How does work, exactly. Say I arrive on your site, then what?

CW: You log in, make a profile, and you list your needs and what you have, and what sort of projects you’re involved in. Then, people can search for what they need and find people who can fill those needs, as well as what projects they might have that you could help with. When two people have found a potentially good match, they have a conversation, and decide between them how to rate the exchange of labor.

JA: There’s so much value that comes from that conversation. First of all, the fact that we’re asking people to have a conversation about value is disruptive and valuable. You can tell its disruptive because people are confused by it. They don’t instinctively know how to have that conversation. It’s a skill we don’t have but one we need to nurture.

There are all sorts of possible metrics of exchange. One metric is hour per hour: right now I’m receiving an hour of yoga lessons in exchange for an hour of business plan consulting.… Other exchanges are less obvious: an object for a skill, say, or exchanges that involve people with more or less experience. Sometimes it makes sense to use money value—how much am I paid for what I do/how much are you paid—but without the money.

CW: What’s important is there is no answer. There’s no clear way to value people’s labor. It’s subjective and that’s the main thing. We step back and say as long as the framework is mutual respect, then the conversation can come out any way. There’s no right way in particular.

What constitutes a successful outcome. Want to share an OurGoods success story?

JA: In the case of an artist I admire, I may just want to help him—and that’s my end of the exchange. I get the experience. He gets the help. We’re asking people to engage with each other and with uncertainty and see how it changes their lives.

The fact that we’re having these conversations at all is a successful outcome. A lot of projects are getting done, some shifts are happening in people’s creative process, and then there are people who’ve gotten very practical things exchanged: video shooting in exchange for a website for a documentary maker, etc.

Gaia [an online think tank soliciting ‘third world” ideas for “first world” development] needed translators, but through the barter process, he ended up with collaborators who helped him spread his project to new countries.

It doesn’t have to be transactional, it can blur towards collaboration, gift giving or sharing. The bottom line is mutual aid, not self-interest.

JA: we’re not trying to say that people don’t have self interest. They do, but there are other motivations too, and we see them in action all the time, every day. This isn’t some story we’re making up in our minds or wishing to be true—we see it. When you offer a tool for people to offer assistance and surface those other motivations… Wikipedia is one obvious example, but ours is a real [not virtual] interaction.

Has OurGoods changed you?

JA: I’ve changed everything. My life had been all about navigating scarcity.

But how do you survive, make a living, pay your bills?

JA: How do I survive is very different from how do I get money.

I survive because I’m part of WOW [a thirty-year-old wonen’s theater collective in the East Village in New York]. If I weren’t in community I would kill myself.

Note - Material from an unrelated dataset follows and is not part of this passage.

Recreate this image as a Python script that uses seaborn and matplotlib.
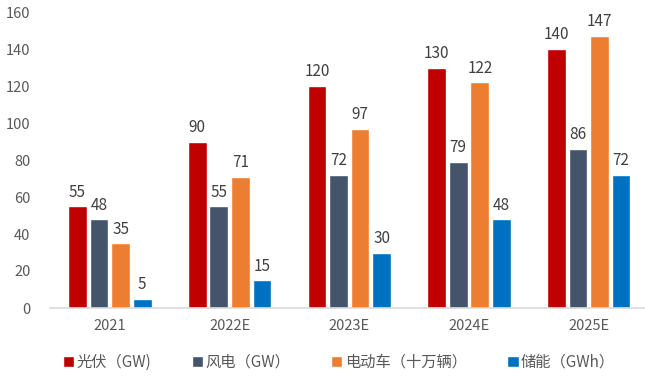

How do I get money? [Before OurGoods] I was working at small non-profits as an administrator. The groups I worked for operated on a shoestring, with never enough money to do what they needed to do, and I was deeply entrenched in poverty. Health insurance was eating up 20–25 percent of my income. Now I have it through my partner who works for Time Warner/AOL. How do I pay bills now? I’ve reduced my expenses through exchange, a grant supports me at and my partner has a middle class job.”